The country aggregations that make up the regions used in the text are defined at the end of this edition. These have been determined on the basis of the Ministry’s requirements and may not correspond with regional definitions appearing in other trade statistics publications. Other definitions, eg services definitions, are those used by Statistics New Zealand, based on standard IMF4 criteria. A summary of these also appears at the end of this edition.
Re-exports records goods brought into New Zealand and exported without a ‘substantial transformation’. The 50 percent value-added is used as a yardstick to measure ‘substantial transformation’; above that level, the goods are classified as domestic exports. Trans-shipment goods are not included. Goods that are re-exported will have previously figured in some form in the import statistics. Earlier editions of this publication have not included re-export data and have therefore understated exports and overstated the trade deficit.

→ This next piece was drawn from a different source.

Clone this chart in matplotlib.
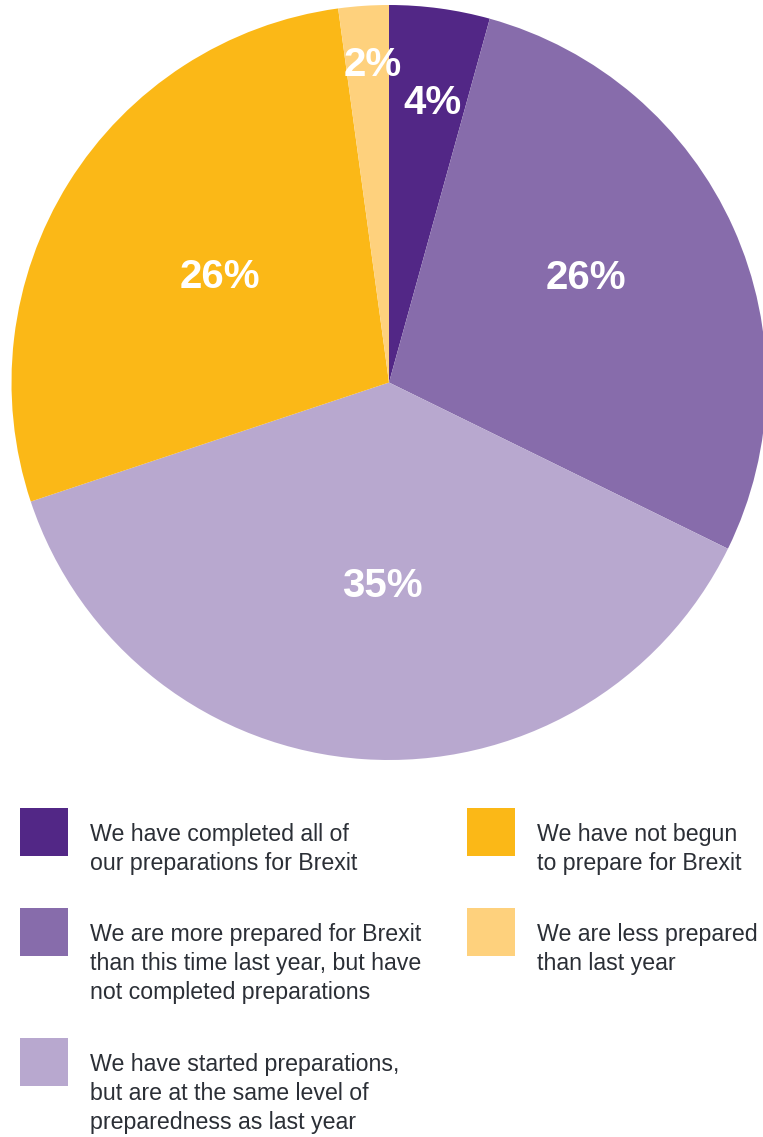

Some data published in this book is provisional for the most recent period. It has been compiled for the Ministry of Foreign Affairs and Trade by Statistics NZ from its INFOS5 database – refer to http://www.stats.govt.nz/ for more and sometimes updated data. All data use New Zealand dollars unless otherwise stated.
Notes
(1) Excluding re-exports of $1.5 billion. (2) Organisation for Economic Cooperation and Development. (3) Association of South-East Asian Nations; ASEAN Free Trade Area. (4) International Monetary Fund. (5) Information Network for Offical Statistics.